Si ésta es la dimensión real y futbolística de la campa de la Vega de Santa Eufemia, ¿por qué su recuerdo, dejado en forma de pequeñas flores secas en rancias páginas de Historia o en entrecortadas frases susurradas en conversaciones llenas de nostalgias desdibujadas?

Sencillamente porque eran flores de infancia ya ida. Cientos de bilbaínos habían jugado allí, bien en los jueves colegiales, bien en los domingos anárquicos. Acaso aquella fuera su única experiencia futbolística en toda su vida. Pero era una experiencia avalada por el hecho de que entre aquellos innominados chavales se fueron perfilando después -¡ay, después!- los que formaron la tercera generación de jugadores del Athletic. La de Pichichi, para ser más exactos y centrar el momento. Y eso avaló los jueves y los domingos de la campa de la Vega de Santa Eufemia. Pichichi había sido uno de los que sorteó los montones de caca vacuna; uno de los que corrió ante el guarda; uno de los que «negoció» unas espinilleras con el guardagujas o dejó con la boca abierta unos zapatos de domingo recién estrenados… Ese recuerdo, que por juvenil tenía un aroma tan evanescente como el del tabaco de pipa, adquiría cartas de nobleza, densidad, cuerpo al asociarlo a los que luego serían campeones de España, y casi campeones olímpicos. Ello bastaba para dejar caer el monóculo al mencionarla. Anteponer el «oooh», así, alargado.

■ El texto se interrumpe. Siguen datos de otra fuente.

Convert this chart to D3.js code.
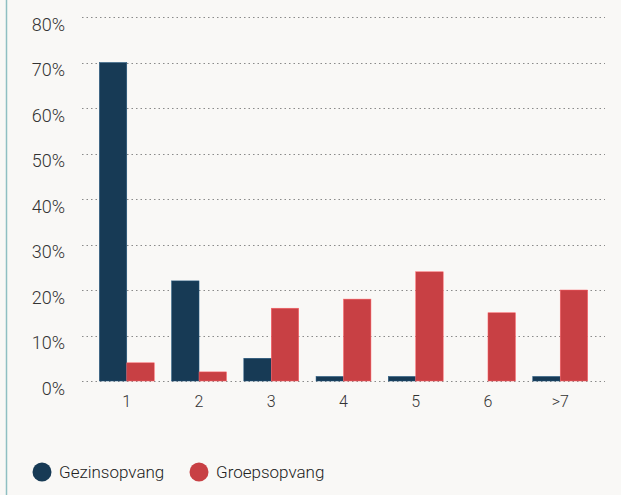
<!DOCTYPE html>
<html>
<head>
<meta charset="utf-8">
<script src="https://cdn.jsdelivr.net/npm/d3@7"></script>
<style>
  body { margin:0; background:#f9f8f6; }
  svg { display:block; font-family: Roboto, "DejaVu Sans", sans-serif; font-weight:300; }
</style>
</head>
<body>
<div id="chart"></div>
<script>
// data
var categories = ["1", "2", "3", "4", "5", "6", ">7"];
var seriesNames = ["Gezinsopvang", "Groepsopvang"];
var gezinsopvang = [70, 22, 5, 1, 1, 0, 1];
var groepsopvang = [4, 2, 16, 18, 24, 15, 20];
var yTicks = [0, 10, 20, 30, 40, 50, 60, 70, 80];
var colors = ["#173a55", "#c84044"];

var width = 621, height = 495;
var svg = d3.select("#chart").append("svg")
  .attr("width", width)
  .attr("height", height);

svg.append("rect").attr("width", width).attr("height", height).attr("fill", "#f9f8f6");
// left accent line
svg.append("line")
  .attr("x1", 6.5).attr("x2", 6.5).attr("y1", 0).attr("y2", height)
  .attr("stroke", "#8fbfc2").attr("stroke-width", 1.5);

var x = d3.scaleBand().domain(categories).range([82, 605]).paddingInner(0.24).paddingOuter(0.24);
var xs = d3.scaleBand().domain(seriesNames).range([0, x.bandwidth()]);
var y = d3.scaleLinear().domain([0, 80]).range([381, 17]);

// gridlines
svg.append("g").selectAll("line").data(yTicks).join("line")
  .attr("x1", 82).attr("x2", 605)
  .attr("y1", function(d){ return Math.round(y(d)) + 0.5; })
  .attr("y2", function(d){ return Math.round(y(d)) + 0.5; })
  .attr("stroke", "#8a8a8a").attr("stroke-width", 1.2)
  .attr("stroke-dasharray", "1.5,3");

// y labels
svg.append("g").selectAll("text").data(yTicks).join("text")
  .attr("x", 65).attr("y", function(d){ return y(d) + 13.5; })
  .attr("text-anchor", "end")
  .attr("font-size", 18).attr("fill", "#333")
  .text(function(d){ return d + "%"; });

// bars
var series = [gezinsopvang, groepsopvang];
series.forEach(function(vals, s) {
  svg.append("g").selectAll("rect").data(vals).join("rect")
    .attr("x", function(d, i){ return x(categories[i]) + xs(seriesNames[s]); })
    .attr("y", function(d){ return y(d); })
    .attr("width", xs.bandwidth())
    .attr("height", function(d){ return y(0) - y(d); })
    .attr("fill", colors[s])
    .attr("stroke", d3.color(colors[s]).brighter(1.2))
    .attr("stroke-width", 0.5);
});

// x labels
svg.append("g").selectAll("text").data(categories).join("text")
  .attr("x", function(d){ return x(d) + x.bandwidth() / 2; })
  .attr("y", 407)
  .attr("text-anchor", "middle")
  .attr("font-size", 16).attr("fill", "#333")
  .text(function(d){ return d; });

// legend
var legX = [42, 199];
seriesNames.forEach(function(n, i) {
  svg.append("circle").attr("cx", legX[i]).attr("cy", 472).attr("r", 9.5).attr("fill", colors[i]);
  svg.append("text").attr("x", legX[i] + 17).attr("y", 478)
    .attr("font-size", 17).attr("fill", "#222").text(n);
});
</script>
</body>
</html>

Y todo ello ha conformado una leyenda paralela a la realidad tangible.

¿Y por qué en vez de echar los vocativos por delante de la campa de la Vega de Santa Eufemia, los echaron, muchos, ante la Campa de los Ingleses y otros, muchos menos, ante la Campa de Averly?.

Ahí está ese misterio que siempre avala cualquier leyenda. ¿De dónde salió el «apodo» de Campa de los Ingleses? Nadie lo ha explicado. Posiblemente -y hay que moverse en el terreno de las hipótesis- porque los primeros que se lanzaron al prado de la Vega de Santa Eufemia fueron aquellos ingleses de las empresas bilbaínas o los marineros británicos que corrían detrás de un balón en las horas que pisaban tierra junto a la Ría. Allí organizaron sus partidos. Y los sucesores, los estudiantes manchesterianos, para entenderse, dijeron que jugaban en la misma campa en la que lo hacían los ingleses… En la Campa de los Ingleses, para abreviar.

¿Y lo de Averly? Pues hay que echarle literatura a la cuestión porque ahí sí que no hay ninguna huella apreciable. Ni con paciencia de apache, que según Karl May eran los mejores rastreadores del Oeste, se puede encontrar ni una hierba movida, ni un resto de vaca que avale el Averly. ¿Acaso alguno de aquellos equipos ingleses, el más conocido, el mejor, el más apreciado se llamaba Averly?. ¿Quizá entre los que allí jugaban había uno que despertaba la admiración de la chavalería circundante y boquiabierta que decía que iba a jugar en donde jugaba Averly?

Pues bien, la importancia misma de la Vega de Santa Eufemia como pariente remoto de San Mamés, es mínima. La campa de Lamiaco avala, élla, a la primera y segunda generación de «athléticos»; pero son los miembros de la tercera generación, más conocida por todos, por la simple circunstancia de que el fútbol español estaba ya más hecho, la que ha avalado la Campa de los Ingleses, la Campa de Averly, la campa de la Vega de Santa Eufemia. Sin la «quinta» de Pichichi nadie hubiera podido ponerse dulce diciendo «¡Oooh, la Campa de los Ingleses!».

Nota de José Ignacio Corcuera: La Campa de los Ingleses, sita en lo que hoy es el muelle del museo Guggenheim, o más concretamente entre el edificio y el Puente de Deusto, era hace cien años el lugar en el que estaba el puerto de Bilbao. Muchos buques procedían de la Gran Bretaña y, como es natural, a veces sus marineros fallecían en nuestro suelo. Los enterraban en la campa vecina y puesto que los cementerios protestantes carecen de panteones y hasta de lápidas, nunca dejó de tener aspecto de campa. Los bilbaínos acabaron denominándola Campa de los Ingleses, porque quienes allí yacían procedían de aquel país. La proximidad al puerto de estiba de esa pradera hizo de ella campo de fútbol improvisado en los matches que el primitivo Athletic, al igual que el Bilbao, dirimían contra equipos de marineros británicos.